> **Task objective**: Look through the listing for the word "React". Copy each line that has it.

> **Provided data**:

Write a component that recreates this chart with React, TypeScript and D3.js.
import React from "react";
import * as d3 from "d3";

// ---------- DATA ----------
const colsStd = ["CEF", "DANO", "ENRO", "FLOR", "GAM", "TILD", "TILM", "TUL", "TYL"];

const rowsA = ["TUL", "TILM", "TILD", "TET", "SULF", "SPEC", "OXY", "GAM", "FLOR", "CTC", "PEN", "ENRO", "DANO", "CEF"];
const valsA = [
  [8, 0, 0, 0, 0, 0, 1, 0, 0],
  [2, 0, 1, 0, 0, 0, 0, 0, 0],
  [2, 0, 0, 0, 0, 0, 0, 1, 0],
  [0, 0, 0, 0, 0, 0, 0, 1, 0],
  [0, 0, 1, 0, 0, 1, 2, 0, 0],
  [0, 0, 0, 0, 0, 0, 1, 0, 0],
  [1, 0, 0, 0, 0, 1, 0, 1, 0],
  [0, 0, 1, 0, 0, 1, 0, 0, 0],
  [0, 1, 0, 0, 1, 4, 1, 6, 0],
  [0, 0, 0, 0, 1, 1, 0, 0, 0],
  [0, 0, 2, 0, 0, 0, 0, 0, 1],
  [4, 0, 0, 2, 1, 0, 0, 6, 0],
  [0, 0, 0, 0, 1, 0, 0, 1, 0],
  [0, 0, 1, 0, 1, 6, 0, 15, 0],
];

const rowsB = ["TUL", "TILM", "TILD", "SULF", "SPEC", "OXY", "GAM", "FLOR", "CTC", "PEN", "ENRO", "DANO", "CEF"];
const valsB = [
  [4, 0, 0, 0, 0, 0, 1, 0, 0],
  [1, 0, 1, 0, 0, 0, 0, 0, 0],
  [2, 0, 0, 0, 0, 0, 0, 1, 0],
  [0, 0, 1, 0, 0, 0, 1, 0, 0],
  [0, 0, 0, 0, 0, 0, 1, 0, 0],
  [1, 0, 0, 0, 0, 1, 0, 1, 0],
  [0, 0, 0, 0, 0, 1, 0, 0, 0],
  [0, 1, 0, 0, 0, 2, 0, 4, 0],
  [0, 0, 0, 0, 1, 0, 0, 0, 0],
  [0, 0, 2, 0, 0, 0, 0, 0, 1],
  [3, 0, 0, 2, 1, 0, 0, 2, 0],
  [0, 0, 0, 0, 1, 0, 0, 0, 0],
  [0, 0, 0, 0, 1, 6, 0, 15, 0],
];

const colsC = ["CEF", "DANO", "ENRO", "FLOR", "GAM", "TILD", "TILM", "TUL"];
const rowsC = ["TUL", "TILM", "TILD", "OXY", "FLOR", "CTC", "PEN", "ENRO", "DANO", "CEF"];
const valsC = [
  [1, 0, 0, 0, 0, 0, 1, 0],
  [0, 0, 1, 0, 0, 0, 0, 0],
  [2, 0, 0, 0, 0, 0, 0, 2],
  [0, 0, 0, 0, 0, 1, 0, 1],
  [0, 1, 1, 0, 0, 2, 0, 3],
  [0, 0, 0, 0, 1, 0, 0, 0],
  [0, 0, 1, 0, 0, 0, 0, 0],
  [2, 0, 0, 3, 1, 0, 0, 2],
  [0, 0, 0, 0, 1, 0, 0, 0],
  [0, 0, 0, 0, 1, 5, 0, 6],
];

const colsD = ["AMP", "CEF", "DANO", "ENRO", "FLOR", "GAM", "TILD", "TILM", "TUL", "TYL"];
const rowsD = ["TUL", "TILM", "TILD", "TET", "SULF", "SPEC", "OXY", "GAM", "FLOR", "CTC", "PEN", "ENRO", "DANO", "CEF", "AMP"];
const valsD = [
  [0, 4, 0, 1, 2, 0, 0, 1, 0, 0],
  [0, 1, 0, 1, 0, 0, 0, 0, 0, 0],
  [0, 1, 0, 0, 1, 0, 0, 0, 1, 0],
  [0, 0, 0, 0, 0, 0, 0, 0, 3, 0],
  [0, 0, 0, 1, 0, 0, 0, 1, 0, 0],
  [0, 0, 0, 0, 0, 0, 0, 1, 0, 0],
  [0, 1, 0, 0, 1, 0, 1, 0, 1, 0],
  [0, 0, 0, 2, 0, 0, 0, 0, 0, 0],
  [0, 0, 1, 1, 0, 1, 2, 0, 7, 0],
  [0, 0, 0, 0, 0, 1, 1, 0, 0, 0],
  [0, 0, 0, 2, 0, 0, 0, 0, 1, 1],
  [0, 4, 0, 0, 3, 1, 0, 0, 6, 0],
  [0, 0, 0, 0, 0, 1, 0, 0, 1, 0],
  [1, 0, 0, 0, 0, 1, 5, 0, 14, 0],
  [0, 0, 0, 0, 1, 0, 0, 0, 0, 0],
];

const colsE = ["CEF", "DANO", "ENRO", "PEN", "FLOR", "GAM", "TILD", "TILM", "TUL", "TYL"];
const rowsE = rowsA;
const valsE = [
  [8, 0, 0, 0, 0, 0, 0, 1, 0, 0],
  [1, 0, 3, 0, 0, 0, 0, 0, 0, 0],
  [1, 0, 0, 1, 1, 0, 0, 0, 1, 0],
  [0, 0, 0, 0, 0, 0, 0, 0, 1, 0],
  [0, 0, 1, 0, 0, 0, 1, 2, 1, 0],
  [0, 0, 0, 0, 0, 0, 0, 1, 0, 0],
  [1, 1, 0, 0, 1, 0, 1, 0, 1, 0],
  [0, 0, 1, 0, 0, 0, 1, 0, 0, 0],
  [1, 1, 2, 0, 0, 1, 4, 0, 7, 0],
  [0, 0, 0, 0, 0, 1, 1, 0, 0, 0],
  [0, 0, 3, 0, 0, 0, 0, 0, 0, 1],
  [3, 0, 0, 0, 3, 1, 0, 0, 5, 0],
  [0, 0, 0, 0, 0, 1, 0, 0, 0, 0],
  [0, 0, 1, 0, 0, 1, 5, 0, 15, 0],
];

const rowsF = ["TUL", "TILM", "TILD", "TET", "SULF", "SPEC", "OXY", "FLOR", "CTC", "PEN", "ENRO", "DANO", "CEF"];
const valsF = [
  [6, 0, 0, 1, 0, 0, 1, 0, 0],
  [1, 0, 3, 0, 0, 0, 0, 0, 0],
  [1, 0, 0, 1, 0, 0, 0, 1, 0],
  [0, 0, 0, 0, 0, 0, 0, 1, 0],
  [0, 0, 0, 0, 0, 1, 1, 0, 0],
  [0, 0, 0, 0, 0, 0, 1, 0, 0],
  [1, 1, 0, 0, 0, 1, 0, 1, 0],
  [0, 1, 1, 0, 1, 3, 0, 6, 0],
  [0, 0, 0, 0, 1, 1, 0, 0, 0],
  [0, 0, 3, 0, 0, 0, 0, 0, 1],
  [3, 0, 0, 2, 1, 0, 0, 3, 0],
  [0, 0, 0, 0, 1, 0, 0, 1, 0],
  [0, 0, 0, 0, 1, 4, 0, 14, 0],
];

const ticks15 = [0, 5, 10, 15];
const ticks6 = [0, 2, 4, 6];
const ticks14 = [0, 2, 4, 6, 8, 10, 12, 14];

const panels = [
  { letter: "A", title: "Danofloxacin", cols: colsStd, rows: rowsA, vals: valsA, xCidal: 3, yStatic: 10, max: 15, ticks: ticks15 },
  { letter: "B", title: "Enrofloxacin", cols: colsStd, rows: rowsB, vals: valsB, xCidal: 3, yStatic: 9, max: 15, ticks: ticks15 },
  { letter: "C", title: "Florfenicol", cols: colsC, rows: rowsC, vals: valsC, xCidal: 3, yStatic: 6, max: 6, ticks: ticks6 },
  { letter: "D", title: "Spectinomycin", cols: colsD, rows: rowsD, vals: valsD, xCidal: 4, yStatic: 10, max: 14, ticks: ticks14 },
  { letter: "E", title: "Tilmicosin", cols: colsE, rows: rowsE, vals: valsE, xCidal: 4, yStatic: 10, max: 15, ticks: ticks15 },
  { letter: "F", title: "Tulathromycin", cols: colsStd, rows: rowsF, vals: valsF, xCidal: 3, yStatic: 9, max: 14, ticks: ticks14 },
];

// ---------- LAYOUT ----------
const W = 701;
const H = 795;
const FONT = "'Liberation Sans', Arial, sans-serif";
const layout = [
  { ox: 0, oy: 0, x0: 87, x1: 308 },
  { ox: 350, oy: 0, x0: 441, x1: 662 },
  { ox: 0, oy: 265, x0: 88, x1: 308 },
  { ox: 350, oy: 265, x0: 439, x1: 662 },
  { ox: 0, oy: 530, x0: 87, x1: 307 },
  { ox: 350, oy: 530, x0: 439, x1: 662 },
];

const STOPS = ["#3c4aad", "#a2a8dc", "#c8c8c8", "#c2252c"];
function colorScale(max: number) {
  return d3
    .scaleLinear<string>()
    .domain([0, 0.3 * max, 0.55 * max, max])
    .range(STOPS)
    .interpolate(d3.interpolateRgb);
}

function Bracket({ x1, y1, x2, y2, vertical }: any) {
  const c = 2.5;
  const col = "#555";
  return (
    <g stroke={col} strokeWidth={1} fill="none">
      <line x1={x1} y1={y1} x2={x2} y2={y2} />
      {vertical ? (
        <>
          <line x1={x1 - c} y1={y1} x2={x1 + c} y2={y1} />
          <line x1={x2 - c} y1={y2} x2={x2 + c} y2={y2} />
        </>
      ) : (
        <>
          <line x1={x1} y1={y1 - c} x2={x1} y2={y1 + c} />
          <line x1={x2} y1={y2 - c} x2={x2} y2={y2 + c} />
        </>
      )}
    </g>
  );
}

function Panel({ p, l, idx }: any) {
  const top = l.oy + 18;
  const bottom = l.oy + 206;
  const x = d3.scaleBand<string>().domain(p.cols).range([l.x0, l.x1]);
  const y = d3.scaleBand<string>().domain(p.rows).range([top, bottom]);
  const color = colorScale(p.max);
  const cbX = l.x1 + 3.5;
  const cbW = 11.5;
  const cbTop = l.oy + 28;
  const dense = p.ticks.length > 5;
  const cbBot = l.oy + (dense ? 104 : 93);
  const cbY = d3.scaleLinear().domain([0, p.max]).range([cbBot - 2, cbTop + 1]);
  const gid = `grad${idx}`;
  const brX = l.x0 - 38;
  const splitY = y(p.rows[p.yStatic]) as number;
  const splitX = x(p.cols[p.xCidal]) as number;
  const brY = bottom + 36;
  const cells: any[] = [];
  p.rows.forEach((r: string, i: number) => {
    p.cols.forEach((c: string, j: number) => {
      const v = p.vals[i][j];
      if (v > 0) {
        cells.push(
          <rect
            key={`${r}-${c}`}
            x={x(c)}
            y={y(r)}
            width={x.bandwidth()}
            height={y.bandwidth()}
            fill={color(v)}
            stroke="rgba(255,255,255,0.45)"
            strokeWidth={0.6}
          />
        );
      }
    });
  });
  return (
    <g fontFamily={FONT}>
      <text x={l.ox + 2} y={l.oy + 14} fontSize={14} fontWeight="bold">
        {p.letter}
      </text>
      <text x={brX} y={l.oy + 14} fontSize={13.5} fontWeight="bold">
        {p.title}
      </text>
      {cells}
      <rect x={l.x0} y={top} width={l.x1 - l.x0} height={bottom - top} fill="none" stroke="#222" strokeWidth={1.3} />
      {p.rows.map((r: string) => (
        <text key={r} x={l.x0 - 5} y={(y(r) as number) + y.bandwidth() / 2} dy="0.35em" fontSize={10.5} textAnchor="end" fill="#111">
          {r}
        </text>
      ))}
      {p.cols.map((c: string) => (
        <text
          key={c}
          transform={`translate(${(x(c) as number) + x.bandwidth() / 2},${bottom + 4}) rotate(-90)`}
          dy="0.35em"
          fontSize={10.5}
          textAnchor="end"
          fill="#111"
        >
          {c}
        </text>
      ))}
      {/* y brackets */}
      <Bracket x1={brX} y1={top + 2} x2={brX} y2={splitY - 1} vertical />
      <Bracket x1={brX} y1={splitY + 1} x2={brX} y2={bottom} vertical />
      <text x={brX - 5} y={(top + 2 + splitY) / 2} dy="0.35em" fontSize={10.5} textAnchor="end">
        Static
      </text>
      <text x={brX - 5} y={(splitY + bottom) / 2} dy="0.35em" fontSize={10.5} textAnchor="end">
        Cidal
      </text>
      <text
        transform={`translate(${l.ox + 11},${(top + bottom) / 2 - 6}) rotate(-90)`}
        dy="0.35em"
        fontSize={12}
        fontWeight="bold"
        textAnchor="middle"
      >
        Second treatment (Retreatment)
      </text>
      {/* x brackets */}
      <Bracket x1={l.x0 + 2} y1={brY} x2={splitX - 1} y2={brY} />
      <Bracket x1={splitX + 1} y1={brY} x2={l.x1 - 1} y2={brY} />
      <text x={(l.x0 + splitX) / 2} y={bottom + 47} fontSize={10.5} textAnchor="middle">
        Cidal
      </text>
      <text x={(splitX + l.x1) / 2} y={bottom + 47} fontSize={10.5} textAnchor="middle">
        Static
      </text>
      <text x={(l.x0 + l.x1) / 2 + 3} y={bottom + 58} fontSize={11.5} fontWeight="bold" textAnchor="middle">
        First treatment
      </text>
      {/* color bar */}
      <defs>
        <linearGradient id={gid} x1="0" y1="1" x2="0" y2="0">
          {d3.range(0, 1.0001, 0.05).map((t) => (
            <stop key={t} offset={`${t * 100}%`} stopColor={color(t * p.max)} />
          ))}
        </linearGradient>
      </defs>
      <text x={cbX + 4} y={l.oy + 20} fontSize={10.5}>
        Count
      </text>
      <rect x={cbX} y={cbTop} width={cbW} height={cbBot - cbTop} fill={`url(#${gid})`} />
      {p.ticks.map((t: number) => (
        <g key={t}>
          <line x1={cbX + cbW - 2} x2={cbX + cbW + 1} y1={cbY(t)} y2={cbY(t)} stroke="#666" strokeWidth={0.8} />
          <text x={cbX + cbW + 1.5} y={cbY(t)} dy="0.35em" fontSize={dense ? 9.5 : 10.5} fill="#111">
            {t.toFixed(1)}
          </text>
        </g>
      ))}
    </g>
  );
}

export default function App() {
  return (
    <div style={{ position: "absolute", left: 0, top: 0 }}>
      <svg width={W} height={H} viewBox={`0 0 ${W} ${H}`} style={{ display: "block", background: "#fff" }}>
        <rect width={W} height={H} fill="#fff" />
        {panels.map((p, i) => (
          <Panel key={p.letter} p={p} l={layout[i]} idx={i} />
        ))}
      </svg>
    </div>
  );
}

--

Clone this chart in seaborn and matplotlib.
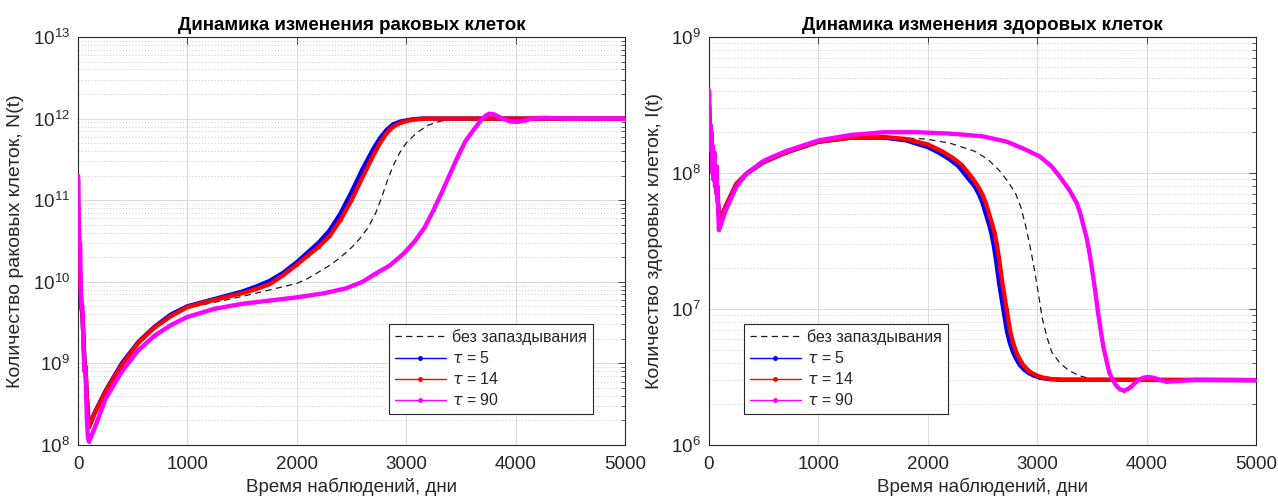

> **Result for this task**:
Write a component that recreates this chart with React, TypeScript and D3.js.
import React from "react";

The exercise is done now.